Coming to the test ride, this bike has a good low-end and mid-range. The top end felt flat to me. Nothing beats a KTM in this single-cylinder category in top-end performance but since this Triumph is not about that, I feel this little lack of top-end can be ignored. The bike can reach triple digits pretty fast, but it doesn’t feel as fun as a KTM at high revs. With that said, the low-end and mid-range are beautiful. Leave half the clutch and the bike jumps forward. Mid-range feels punchy and that exhaust note is still in my mind. Easily the best-sounding exhaust in this segment IMO. The bike is pretty flick-able, and I believe part of this is because of the beautiful Apollos that the bike comes with. The brakes are sure-footed with good stopping power. But the poor bike that I test rode had squeaking brakes, pretty understandable as the bike was being thrashed around by every guy who went for a test ride. Heck, even I did a good amount of thrashing to get a good feel of the bike. I couldn’t really judge the suspension as the roads I rode on were pretty good. It wasn’t as thrashy as my Duke for sure, nor was it as soft as an Interceptor so think of it to be on the neutral side. Weight is nicely masked and you don’t feel it at all, mostly because of the accessible seat height(not aware of the numbers). The mileage claim is 30kpl from the showroom and I feel one can easily achieve it if ridden sanely. The gearbox somehow felt very clunky and hard, very similar to that of a BMW G310R. The throttle response was crisp and not shattery like that on my Duke. The speedometer felt useless to my eyes. The speed font is too small and with the vibes at higher rpm and higher speeds, you can barely see what speed you’re doing. The rpm gauge is equally useless. The rpm and speedometer gauges should’ve been swapped i.e, a digital speedometer and an analogue rpm gauge should’ve been provided instead. The bar end mirrors are useless. I hope there is some other better conventional mirror setup available as an accessory, maybe something like the mirrors on the Trident.

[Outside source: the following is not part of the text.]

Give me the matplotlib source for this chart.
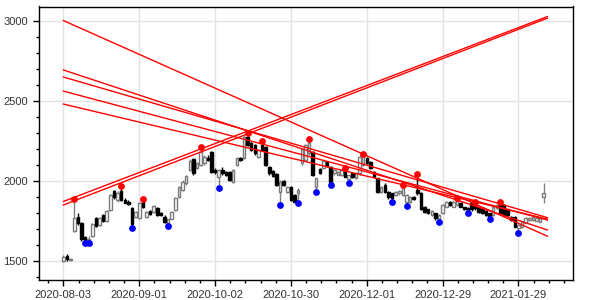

I hope I have covered everything that I noticed. Special props to Syed (I hope I’m not wrong with his name) at the newly opened Triumph Gachibowli showroom. My Duke got stuck right in front of their showroom due to some gravel and this guy immediately came out and helped me with my bike. I told him I was a casual visitor and not a prospective buyer with an active booking and he was completely fine with it to give me a test ride. Some showroom guys are hellbent on bookings, so yeah this definitely felt better.

One huge piece of advice I would like to give to Bajaj as a Bajaj customer is don’t dilute the brand for god sake. I mean, achieving volumes is fine but NOT at the cost of diluting your brand. Please educate your customers on how to ride, how to behave when you’re on a motorcycle, basic motorcycling gear, riding etiquette etc. I’m pretty sure Triumph owners will be pissed after this Speed 400 is exploited by the undesirable squids of society (which will eventually happen, if Bajaj takes no steps in preventing it from happening). KTM could’ve been as premium as Triumph if Bajaj marketed it properly. Heck, maybe we would’ve had a chance to experience KTM’s tasty big bikes. So Bajaj please do look into such stuff and try educating your customers.

I agree no one comes up with mouth-watering launches better than Rajiv Bajaj (looking at your 2013 KTM 390 Duke) but then no one can dilute a brand better than you as well.

And yes, I am in love with the blue shade on the motorcycle. The shine and glitter on it are unreal, I can’t take it off my mind.